▶ What is being asked: For this exercise, repeat all of the material verbatim apart from its images.

▶ Information provided:
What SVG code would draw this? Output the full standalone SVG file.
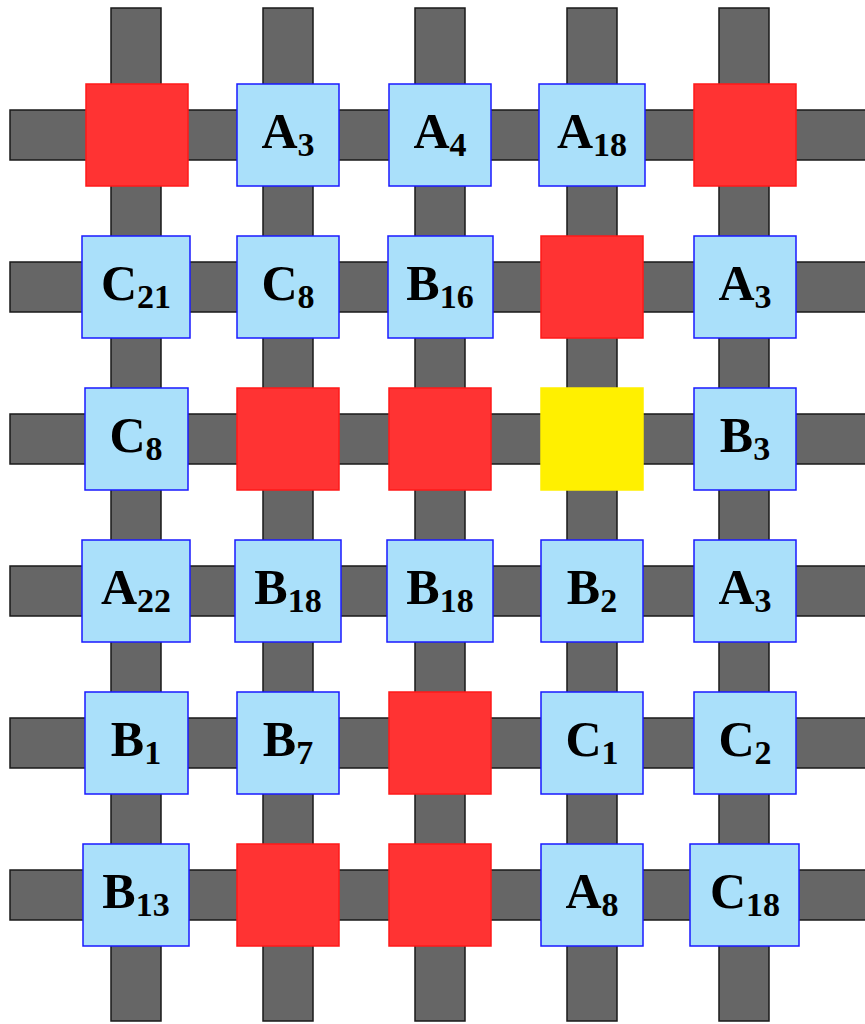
<svg xmlns="http://www.w3.org/2000/svg" width="865" height="1024" viewBox="0 0 865 1024">
<style>
.bar{fill:#666666;stroke:#1a1a1a;stroke-width:1.5}
.lbl{fill:#aae0fa;stroke:#1a1aff;stroke-width:1.5}
.red{fill:#ff3333;stroke:#ff1a1a;stroke-width:1.5}
.yel{fill:#fff000;stroke:#fff000;stroke-width:1.5}
text{font-family:"Liberation Serif","Times New Roman",serif;font-weight:bold;font-size:50px;fill:#000;text-anchor:middle}
.s{font-size:34px}
</style>
<g id="connectors">
<rect class="bar" x="111" y="8" width="50" height="1013"/>
<rect class="bar" x="263" y="8" width="50" height="1013"/>
<rect class="bar" x="415" y="8" width="50" height="1013"/>
<rect class="bar" x="567" y="8" width="50" height="1013"/>
<rect class="bar" x="719" y="8" width="50" height="1013"/>
<rect class="bar" x="10" y="110" width="870" height="50"/>
<rect class="bar" x="10" y="262" width="870" height="50"/>
<rect class="bar" x="10" y="414" width="870" height="50"/>
<rect class="bar" x="10" y="566" width="870" height="50"/>
<rect class="bar" x="10" y="718" width="870" height="50"/>
<rect class="bar" x="10" y="870" width="870" height="50"/>
</g>
<!-- row 0 -->
<g id="n00"><rect class="red" x="86" y="84" width="102" height="102"/></g>
<g id="n01"><rect class="lbl" x="237" y="84" width="102" height="102"/><text x="288" y="148">A<tspan class="s" dy="8">3</tspan></text></g>
<g id="n02"><rect class="lbl" x="389" y="84" width="102" height="102"/><text x="440" y="148">A<tspan class="s" dy="8">4</tspan></text></g>
<g id="n03"><rect class="lbl" x="539" y="84" width="106" height="102"/><text x="592" y="148">A<tspan class="s" dy="8">18</tspan></text></g>
<g id="n04"><rect class="red" x="694" y="84" width="102" height="102"/></g>
<!-- row 1 -->
<g id="n10"><rect class="lbl" x="82" y="236" width="108" height="102"/><text x="136" y="300">C<tspan class="s" dy="8">21</tspan></text></g>
<g id="n11"><rect class="lbl" x="237" y="236" width="102" height="102"/><text x="288" y="300">C<tspan class="s" dy="8">8</tspan></text></g>
<g id="n12"><rect class="lbl" x="388" y="236" width="105" height="102"/><text x="440" y="300">B<tspan class="s" dy="8">16</tspan></text></g>
<g id="n13"><rect class="red" x="541" y="236" width="102" height="102"/></g>
<g id="n14"><rect class="lbl" x="694" y="236" width="102" height="102"/><text x="745" y="300">A<tspan class="s" dy="8">3</tspan></text></g>
<!-- row 2 -->
<g id="n20"><rect class="lbl" x="85" y="388" width="103" height="102"/><text x="136" y="452">C<tspan class="s" dy="8">8</tspan></text></g>
<g id="n21"><rect class="red" x="237" y="388" width="102" height="102"/></g>
<g id="n22"><rect class="red" x="389" y="388" width="102" height="102"/></g>
<g id="n23"><rect class="yel" x="541" y="388" width="102" height="102"/></g>
<g id="n24"><rect class="lbl" x="694" y="388" width="102" height="102"/><text x="745" y="452">B<tspan class="s" dy="8">3</tspan></text></g>
<!-- row 3 -->
<g id="n30"><rect class="lbl" x="82" y="540" width="108" height="102"/><text x="136" y="604">A<tspan class="s" dy="8">22</tspan></text></g>
<g id="n31"><rect class="lbl" x="235" y="540" width="106" height="102"/><text x="288" y="604">B<tspan class="s" dy="8">18</tspan></text></g>
<g id="n32"><rect class="lbl" x="387" y="540" width="106" height="102"/><text x="440" y="604">B<tspan class="s" dy="8">18</tspan></text></g>
<g id="n33"><rect class="lbl" x="541" y="540" width="102" height="102"/><text x="592" y="604">B<tspan class="s" dy="8">2</tspan></text></g>
<g id="n34"><rect class="lbl" x="694" y="540" width="102" height="102"/><text x="745" y="604">A<tspan class="s" dy="8">3</tspan></text></g>
<!-- row 4 -->
<g id="n40"><rect class="lbl" x="85" y="692" width="103" height="102"/><text x="136" y="756">B<tspan class="s" dy="8">1</tspan></text></g>
<g id="n41"><rect class="lbl" x="237" y="692" width="102" height="102"/><text x="288" y="756">B<tspan class="s" dy="8">7</tspan></text></g>
<g id="n42"><rect class="red" x="389" y="692" width="102" height="102"/></g>
<g id="n43"><rect class="lbl" x="541" y="692" width="102" height="102"/><text x="592" y="756">C<tspan class="s" dy="8">1</tspan></text></g>
<g id="n44"><rect class="lbl" x="694" y="692" width="102" height="102"/><text x="745" y="756">C<tspan class="s" dy="8">2</tspan></text></g>
<!-- row 5 -->
<g id="n50"><rect class="lbl" x="83" y="844" width="106" height="102"/><text x="136" y="908">B<tspan class="s" dy="8">13</tspan></text></g>
<g id="n51"><rect class="red" x="237" y="844" width="102" height="102"/></g>
<g id="n52"><rect class="red" x="389" y="844" width="102" height="102"/></g>
<g id="n53"><rect class="lbl" x="541" y="844" width="102" height="102"/><text x="592" y="908">A<tspan class="s" dy="8">8</tspan></text></g>
<g id="n54"><rect class="lbl" x="690" y="844" width="109" height="102"/><text x="745" y="908">C<tspan class="s" dy="8">18</tspan></text></g>
</svg>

▶ Solution to the exercise:
What SVG code would draw this? Output the full standalone SVG file.
<svg xmlns="http://www.w3.org/2000/svg" width="865" height="1024" viewBox="0 0 865 1024">
<style>
.bar{fill:#666666;stroke:#1a1a1a;stroke-width:1.5}
.lbl{fill:#aae0fa;stroke:#1a1aff;stroke-width:1.5}
.red{fill:#ff3333;stroke:#ff1a1a;stroke-width:1.5}
.yel{fill:#fff000;stroke:#fff000;stroke-width:1.5}
text{font-family:"Liberation Serif","Times New Roman",serif;font-weight:bold;font-size:50px;fill:#000;text-anchor:middle}
.s{font-size:34px}
</style>
<g id="connectors">
<rect class="bar" x="111" y="8" width="50" height="1013"/>
<rect class="bar" x="263" y="8" width="50" height="1013"/>
<rect class="bar" x="415" y="8" width="50" height="1013"/>
<rect class="bar" x="567" y="8" width="50" height="1013"/>
<rect class="bar" x="719" y="8" width="50" height="1013"/>
<rect class="bar" x="10" y="110" width="870" height="50"/>
<rect class="bar" x="10" y="262" width="870" height="50"/>
<rect class="bar" x="10" y="414" width="870" height="50"/>
<rect class="bar" x="10" y="566" width="870" height="50"/>
<rect class="bar" x="10" y="718" width="870" height="50"/>
<rect class="bar" x="10" y="870" width="870" height="50"/>
</g>
<!-- row 0 -->
<g id="n00"><rect class="red" x="86" y="84" width="102" height="102"/></g>
<g id="n01"><rect class="lbl" x="237" y="84" width="102" height="102"/><text x="288" y="148">A<tspan class="s" dy="8">3</tspan></text></g>
<g id="n02"><rect class="lbl" x="389" y="84" width="102" height="102"/><text x="440" y="148">A<tspan class="s" dy="8">4</tspan></text></g>
<g id="n03"><rect class="lbl" x="539" y="84" width="106" height="102"/><text x="592" y="148">A<tspan class="s" dy="8">18</tspan></text></g>
<g id="n04"><rect class="red" x="694" y="84" width="102" height="102"/></g>
<!-- row 1 -->
<g id="n10"><rect class="lbl" x="82" y="236" width="108" height="102"/><text x="136" y="300">C<tspan class="s" dy="8">21</tspan></text></g>
<g id="n11"><rect class="lbl" x="237" y="236" width="102" height="102"/><text x="288" y="300">C<tspan class="s" dy="8">8</tspan></text></g>
<g id="n12"><rect class="lbl" x="388" y="236" width="105" height="102"/><text x="440" y="300">B<tspan class="s" dy="8">16</tspan></text></g>
<g id="n13"><rect class="red" x="541" y="236" width="102" height="102"/></g>
<g id="n14"><rect class="lbl" x="694" y="236" width="102" height="102"/><text x="745" y="300">A<tspan class="s" dy="8">3</tspan></text></g>
<!-- row 2 -->
<g id="n20"><rect class="lbl" x="85" y="388" width="103" height="102"/><text x="136" y="452">C<tspan class="s" dy="8">8</tspan></text></g>
<g id="n21"><rect class="red" x="237" y="388" width="102" height="102"/></g>
<g id="n22"><rect class="red" x="389" y="388" width="102" height="102"/></g>
<g id="n23"><rect class="yel" x="541" y="388" width="102" height="102"/></g>
<g id="n24"><rect class="lbl" x="694" y="388" width="102" height="102"/><text x="745" y="452">B<tspan class="s" dy="8">3</tspan></text></g>
<!-- row 3 -->
<g id="n30"><rect class="lbl" x="82" y="540" width="108" height="102"/><text x="136" y="604">A<tspan class="s" dy="8">22</tspan></text></g>
<g id="n31"><rect class="lbl" x="235" y="540" width="106" height="102"/><text x="288" y="604">B<tspan class="s" dy="8">18</tspan></text></g>
<g id="n32"><rect class="lbl" x="387" y="540" width="106" height="102"/><text x="440" y="604">B<tspan class="s" dy="8">18</tspan></text></g>
<g id="n33"><rect class="lbl" x="541" y="540" width="102" height="102"/><text x="592" y="604">B<tspan class="s" dy="8">2</tspan></text></g>
<g id="n34"><rect class="lbl" x="694" y="540" width="102" height="102"/><text x="745" y="604">A<tspan class="s" dy="8">3</tspan></text></g>
<!-- row 4 -->
<g id="n40"><rect class="lbl" x="85" y="692" width="103" height="102"/><text x="136" y="756">B<tspan class="s" dy="8">1</tspan></text></g>
<g id="n41"><rect class="lbl" x="237" y="692" width="102" height="102"/><text x="288" y="756">B<tspan class="s" dy="8">7</tspan></text></g>
<g id="n42"><rect class="red" x="389" y="692" width="102" height="102"/></g>
<g id="n43"><rect class="lbl" x="541" y="692" width="102" height="102"/><text x="592" y="756">C<tspan class="s" dy="8">1</tspan></text></g>
<g id="n44"><rect class="lbl" x="694" y="692" width="102" height="102"/><text x="745" y="756">C<tspan class="s" dy="8">2</tspan></text></g>
<!-- row 5 -->
<g id="n50"><rect class="lbl" x="83" y="844" width="106" height="102"/><text x="136" y="908">B<tspan class="s" dy="8">13</tspan></text></g>
<g id="n51"><rect class="red" x="237" y="844" width="102" height="102"/></g>
<g id="n52"><rect class="red" x="389" y="844" width="102" height="102"/></g>
<g id="n53"><rect class="lbl" x="541" y="844" width="102" height="102"/><text x="592" y="908">A<tspan class="s" dy="8">8</tspan></text></g>
<g id="n54"><rect class="lbl" x="690" y="844" width="109" height="102"/><text x="745" y="908">C<tspan class="s" dy="8">18</tspan></text></g>
</svg>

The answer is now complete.